**Given material**
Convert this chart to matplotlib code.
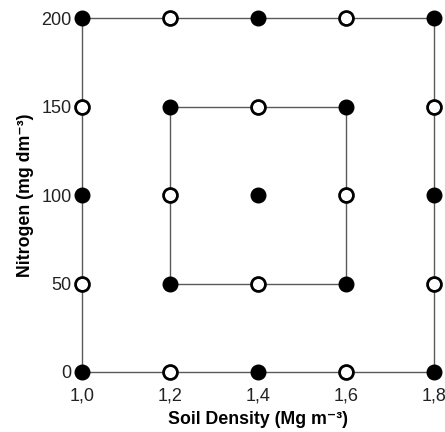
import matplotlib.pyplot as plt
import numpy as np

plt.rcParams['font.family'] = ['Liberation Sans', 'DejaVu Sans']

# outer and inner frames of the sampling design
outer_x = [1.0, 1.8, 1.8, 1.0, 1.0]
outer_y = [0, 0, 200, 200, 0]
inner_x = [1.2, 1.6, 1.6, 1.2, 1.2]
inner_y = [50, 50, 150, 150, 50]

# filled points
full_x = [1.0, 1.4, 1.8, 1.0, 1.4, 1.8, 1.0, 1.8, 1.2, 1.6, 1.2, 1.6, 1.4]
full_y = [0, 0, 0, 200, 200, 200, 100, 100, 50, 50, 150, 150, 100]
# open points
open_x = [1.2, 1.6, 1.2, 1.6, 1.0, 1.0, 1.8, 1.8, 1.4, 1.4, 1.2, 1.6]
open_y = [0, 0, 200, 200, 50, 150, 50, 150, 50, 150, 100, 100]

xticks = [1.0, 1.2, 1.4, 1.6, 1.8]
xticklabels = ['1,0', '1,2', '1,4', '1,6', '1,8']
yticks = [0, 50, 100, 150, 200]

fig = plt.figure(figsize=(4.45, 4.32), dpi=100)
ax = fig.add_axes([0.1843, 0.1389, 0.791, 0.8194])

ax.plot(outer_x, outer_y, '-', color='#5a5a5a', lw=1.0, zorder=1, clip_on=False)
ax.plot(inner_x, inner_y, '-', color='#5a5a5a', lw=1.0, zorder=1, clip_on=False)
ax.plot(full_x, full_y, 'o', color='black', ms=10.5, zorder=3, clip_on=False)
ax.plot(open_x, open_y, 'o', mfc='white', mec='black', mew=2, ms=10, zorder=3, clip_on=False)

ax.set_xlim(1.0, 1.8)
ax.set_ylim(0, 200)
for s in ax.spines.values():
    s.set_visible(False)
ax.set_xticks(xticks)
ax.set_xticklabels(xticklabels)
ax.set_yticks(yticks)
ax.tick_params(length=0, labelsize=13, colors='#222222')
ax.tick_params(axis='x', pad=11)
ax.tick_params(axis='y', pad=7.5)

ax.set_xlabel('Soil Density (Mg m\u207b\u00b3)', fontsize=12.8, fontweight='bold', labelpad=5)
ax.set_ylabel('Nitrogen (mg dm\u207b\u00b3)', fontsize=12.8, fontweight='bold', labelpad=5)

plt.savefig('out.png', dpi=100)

**Problem to solve**
In this exercise, set down all of the data exactly, without the pictures.

**Reply to the exercise**
Convert this chart to matplotlib code.
import matplotlib.pyplot as plt
import numpy as np

plt.rcParams['font.family'] = ['Liberation Sans', 'DejaVu Sans']

# outer and inner frames of the sampling design
outer_x = [1.0, 1.8, 1.8, 1.0, 1.0]
outer_y = [0, 0, 200, 200, 0]
inner_x = [1.2, 1.6, 1.6, 1.2, 1.2]
inner_y = [50, 50, 150, 150, 50]

# filled points
full_x = [1.0, 1.4, 1.8, 1.0, 1.4, 1.8, 1.0, 1.8, 1.2, 1.6, 1.2, 1.6, 1.4]
full_y = [0, 0, 0, 200, 200, 200, 100, 100, 50, 50, 150, 150, 100]
# open points
open_x = [1.2, 1.6, 1.2, 1.6, 1.0, 1.0, 1.8, 1.8, 1.4, 1.4, 1.2, 1.6]
open_y = [0, 0, 200, 200, 50, 150, 50, 150, 50, 150, 100, 100]

xticks = [1.0, 1.2, 1.4, 1.6, 1.8]
xticklabels = ['1,0', '1,2', '1,4', '1,6', '1,8']
yticks = [0, 50, 100, 150, 200]

fig = plt.figure(figsize=(4.45, 4.32), dpi=100)
ax = fig.add_axes([0.1843, 0.1389, 0.791, 0.8194])

ax.plot(outer_x, outer_y, '-', color='#5a5a5a', lw=1.0, zorder=1, clip_on=False)
ax.plot(inner_x, inner_y, '-', color='#5a5a5a', lw=1.0, zorder=1, clip_on=False)
ax.plot(full_x, full_y, 'o', color='black', ms=10.5, zorder=3, clip_on=False)
ax.plot(open_x, open_y, 'o', mfc='white', mec='black', mew=2, ms=10, zorder=3, clip_on=False)

ax.set_xlim(1.0, 1.8)
ax.set_ylim(0, 200)
for s in ax.spines.values():
    s.set_visible(False)
ax.set_xticks(xticks)
ax.set_xticklabels(xticklabels)
ax.set_yticks(yticks)
ax.tick_params(length=0, labelsize=13, colors='#222222')
ax.tick_params(axis='x', pad=11)
ax.tick_params(axis='y', pad=7.5)

ax.set_xlabel('Soil Density (Mg m\u207b\u00b3)', fontsize=12.8, fontweight='bold', labelpad=5)
ax.set_ylabel('Nitrogen (mg dm\u207b\u00b3)', fontsize=12.8, fontweight='bold', labelpad=5)

plt.savefig('out.png', dpi=100)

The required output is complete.